Know Your Numbers

Know Your Numbers

Well, we’re into a new financial year and many of us I’m sure are hoping this next one is going to be better.  So what can we learn from last years figures and how can we use that to improve our results. We can’t improve what we don’t measure… but what should we measure? Every business is different however there are some standards that everyone needs to understand and keep a regular eye on… let’s explore a few… 

The first and most obvious is of course the Profit & Loss or what I believe many more appropriately call, the Income & Expenditure statement. On it’s own it tells us how we are travelling and if set up correctly will highlight our overall profit margins on the goods or services we provide. I like to compare the last month with the year to date totals using a % comparison to the turnover to quickly highlight recent trends which gives us more opportunity to correct things going forward…. for example it could highlight that wages are blowing out unnecessarily. Something I often find is that many business owners don’t really understand their Balance Sheet, and I get asked the question … where is the Profit? A simple explanation showing the changes on it leaves most relieved with a better understanding of something not normally discussed with them or explained that well.

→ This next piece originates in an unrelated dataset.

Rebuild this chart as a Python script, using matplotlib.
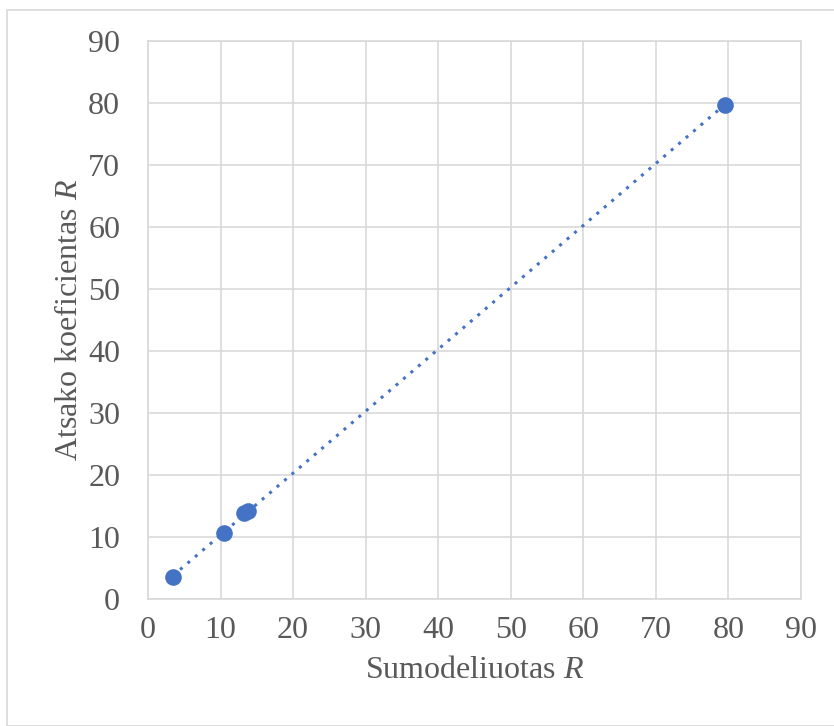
import numpy as np
import matplotlib.pyplot as plt
from matplotlib.patches import Rectangle

plt.rcParams['font.family'] = ['Liberation Serif', 'DejaVu Serif']
plt.rcParams['mathtext.fontset'] = 'custom'
plt.rcParams['mathtext.rm'] = 'Liberation Serif'
plt.rcParams['mathtext.it'] = 'Liberation Serif:italic'

x_vals = [3.4, 10.5, 13.3, 13.8, 79.5]
y_vals = [3.5, 10.7, 13.9, 14.2, 79.7]

blue = '#4472C4'
grey = '#595959'

fig = plt.figure(figsize=(8.34, 7.26), dpi=100)
ax = fig.add_axes([148/834, 1-599/726, (801-148)/834, (599-41)/726])

fig.patches.append(Rectangle((7/834, 0), 1, 1-10/726, transform=fig.transFigure,
                             fill=False, edgecolor='#d9d9d9', linewidth=1.2))

coef = np.polyfit(x_vals, y_vals, 1)
xs = np.array([min(x_vals), max(x_vals)])
ax.plot(xs, np.polyval(coef, xs), linestyle=(0, (1, 2.2)), color=blue, linewidth=2.2, zorder=2)
ax.scatter(x_vals, y_vals, s=120, color=blue, zorder=3)

ax.set_xlim(0, 90)
ax.set_ylim(0, 90)
ax.set_xticks(range(0, 91, 10))
ax.set_yticks(range(0, 91, 10))
ax.grid(True, color='#d9d9d9', linewidth=1.2)
ax.set_axisbelow(True)
for s in ax.spines.values():
    s.set_color('#d9d9d9')
    s.set_linewidth(1.2)
ax.tick_params(length=0, labelsize=23, labelcolor=grey)
ax.tick_params(axis='x', pad=12)
ax.tick_params(axis='y', pad=20)

ax.set_xlabel('Sumodeliuotas $\\mathit{R}$', fontsize=23, color=grey, labelpad=8)
ax.set_ylabel('Atsako koeficientas $\\mathit{R}$', fontsize=23, color=grey, labelpad=3)

fig.savefig('out.png', dpi=100)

Do you know your Margins, and Mark Ups… what is the difference you might ask? A Margin is a % of your Turnover, whilst a Mark Up is a percentage added to your purchase cost. The $ figures is essentially the same but the % is based on different numbers and therefore different. Try some sums and see what happens.

How well do you budget, or plan for each months income and expenditure targets. A simple exercise like this can help keep a lid on spending as well as higlighting potential challenges that could be overcome if the budgetted figures (or goals) are adjusted. 

Next is your cashflow which needs to be forecasted for the next quarter at least. Often this can help you manage your finances ahead of predicatable low times. Using a simple spreadsheet I show my clients how to make this a little more scientific than just a gut feeling.

All of this information will help you calculate your “Breakeven” point, or when it is each month that you start making money for yourself, rather than the taxman, your suppliers and employees and everyone else that want’s a slice of you.

There are many more numbers to know about, but let’s look at those next time…just remember, you can “turbocharge your business systematically”… take it one step at a time and make sure you complete these steps first.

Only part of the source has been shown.